Busker Charlotte Campbell, who sings for her supper almost every day in the shadow of the London Eye tourist attraction, was one of the first performers to use a contactless card reader.
“Things are changing in London and people tend to use cards to pay for things,” Campbell told reporters before an afternoon gig. “That makes busking a dying art if people aren’t carrying cash any more.”
Photo: AFP
Between 5 and 10 percent of Campbell’s income comes not from coins tossed into her guitar case, but from people tapping bank cards on her reader — set up through her smartphone to debit £2 (US$2.6) at a time.
It is a rising trend: A report from the British Treasury earlier this year revealed that cash accounted for 40 percent of all domestic payments by volume in 2016, down from 62 percent in 2006.
The same report predicted its share of payments would fall to 21 percent by 2026 — bringing Britain to the brink of becoming a cashless society.
In January, the British government spurred the process by outlawing surcharges for using debit or credit cards in shops, removing one of the only significant downsides to digital payments for consumers.
There are other signs in the British capital that businesses are cashing in by banning coins and banknotes.
A number of lunch spots in the City of London — the epicenter of the country’s finance trade — warn customers with prominent signage that they are entirely cash-free. Others assume that card payment is the default at the check-out.
Some street vendors of The Big Issue magazine — part of a charity scheme to lift people out of poverty and homelessness — have also taken to carrying contactless readers to attract passersby who are not carrying cash.
At Christ Church in East Greenwich, in southeast London, helpers still pass around traditional tithing bags to collect donations from the faithful during Sunday service.
However, Reverend Margaret Cave has also been deploying a contactless card reader to mop up one-off donations from her flock — young and old alike.

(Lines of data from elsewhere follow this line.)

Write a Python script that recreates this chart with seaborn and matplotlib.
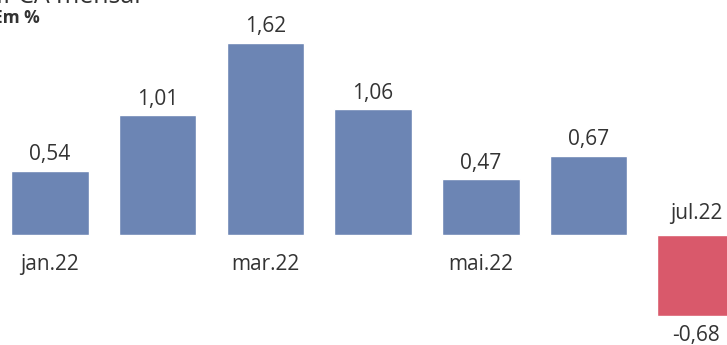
import matplotlib
matplotlib.use("Agg")
import matplotlib.pyplot as plt
import seaborn as sns
import pandas as pd

# Monthly IPCA variation, in %
months = ["jan.22", "fev.22", "mar.22", "abr.22", "mai.22", "jun.22", "jul.22"]
values = [0.54, 1.01, 1.62, 1.06, 0.47, 0.67, -0.68]
shown_months = ["jan.22", "mar.22", "mai.22", "jul.22"]

BLUE = "#6c85b4"
RED = "#d9596b"
TEXT = "#333333"
FS = 15

sns.set_theme(style="white")
plt.rcParams["font.family"] = ["Open Sans", "DejaVu Sans"]

df = pd.DataFrame({"mes": months, "valor": values})
df["sinal"] = ["neg" if v < 0 else "pos" for v in values]

fig = plt.figure(figsize=(7.27, 3.45), dpi=100)
ax = fig.add_axes([0, 0, 1, 1])

sns.barplot(data=df, x="mes", y="valor", hue="sinal",
            palette={"pos": BLUE, "neg": RED}, width=0.72,
            dodge=False, legend=False, ax=ax, saturation=1)

ax.set_xlim(-0.464, 6.286)
ax.set_ylim(-0.928, 1.983)
ax.axis("off")

for i, (m, v) in enumerate(zip(months, values)):
    txt = f"{v:.2f}".replace(".", ",")
    if v >= 0:
        ax.annotate(txt, (i, v), xytext=(0, 4), textcoords="offset points",
                    ha="center", va="bottom", fontsize=FS, color=TEXT)
    else:
        ax.annotate(txt, (i, v), xytext=(0, -7), textcoords="offset points",
                    ha="center", va="top", fontsize=FS, color=TEXT)
    if m in shown_months:
        if v >= 0:
            ax.annotate(m, (i, 0), xytext=(0, -14), textcoords="offset points",
                        ha="center", va="top", fontsize=FS, color=TEXT)
        else:
            ax.annotate(m, (i, 0), xytext=(0, 8), textcoords="offset points",
                        ha="center", va="bottom", fontsize=FS, color=TEXT)

fig.text(-0.009, 0.948, "Em %", fontsize=12.5, fontweight="bold",
         color=TEXT, ha="left", va="center")
fig.text(-0.005, 1.01, "IPCA mensal", fontsize=18, color=TEXT,
         ha="left", va="center")

fig.savefig("out.png", dpi=100)
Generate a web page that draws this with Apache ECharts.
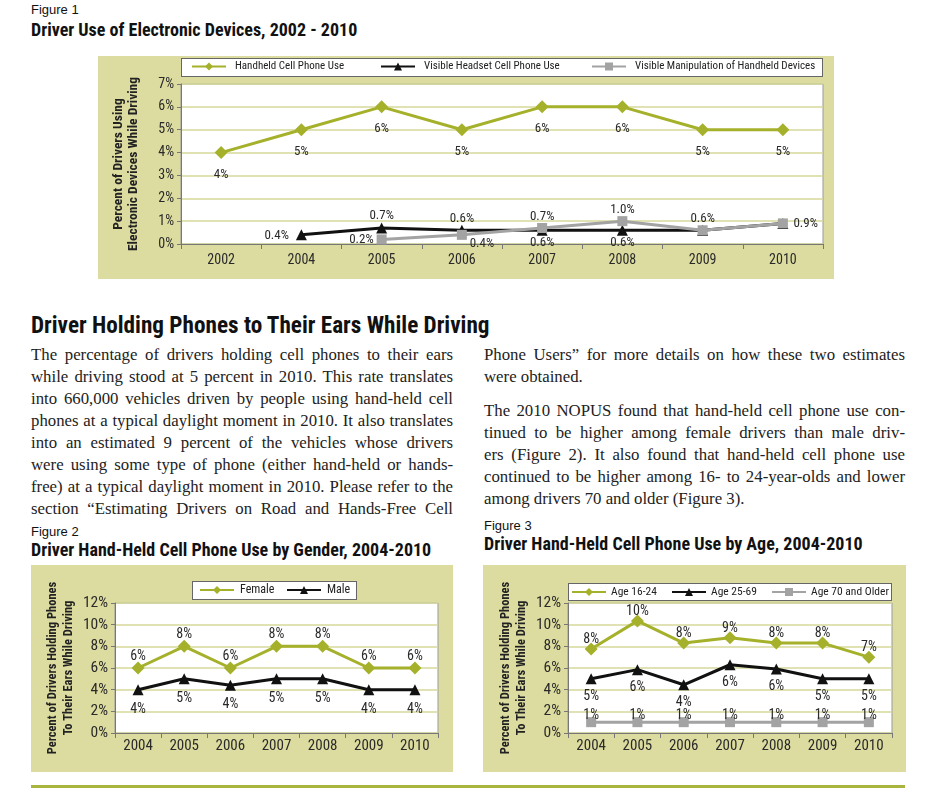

“I’ve taken card payments from our 93-year-old member of congregation and some of our much younger people,” she said. “You know it’s safely and securely going through to your bank account, no one can take it — so it’s much better than having cash from that point of view.”
However, not everyone is sold on the benefits of moving toward a fully cashless country.
“The big problems of cashless society tend to be split into three areas,” said finance expert Brett Scott, author of The Heretic’s Guide to Global Finance: Hacking the Future of Money.
“There’s the surveillance element, that you can be watched; there’s the financial exclusion element, that you might be excluded from the system; and then there’s a whole cybersecurity question,” he told reporters in an interview.
Banks, card companies, government departments and financial technology firms have all been engaged in a two-decade long “cold war against cash,” attempting to convince the public that coins and banknotes are an unwieldy inconvenience, he said.
“In some ways, you can think about this a bit like the gentrification of payment,” Scott said. “They’re trying to push all kinds of informal activity or non-institution-based activity into a kind of digital enclosure that can be watched and can be managed by large institutions.”
Authorities are keen to move away from cash, as the recording of transactions makes it harder to avoid taxes, as well as to finance terrorism.
However, the homeless, refugees and others who struggle to secure bank accounts could be shut out of this new economy, Scott said.
Recent history also seems to vindicate those with concerns about overreliance on card technology.
In June, 2.4 million British card transactions were affected by a Visa Inc outage — leaving pubs, shops and restaurants struggling to do business during prime trading hours on a Friday night.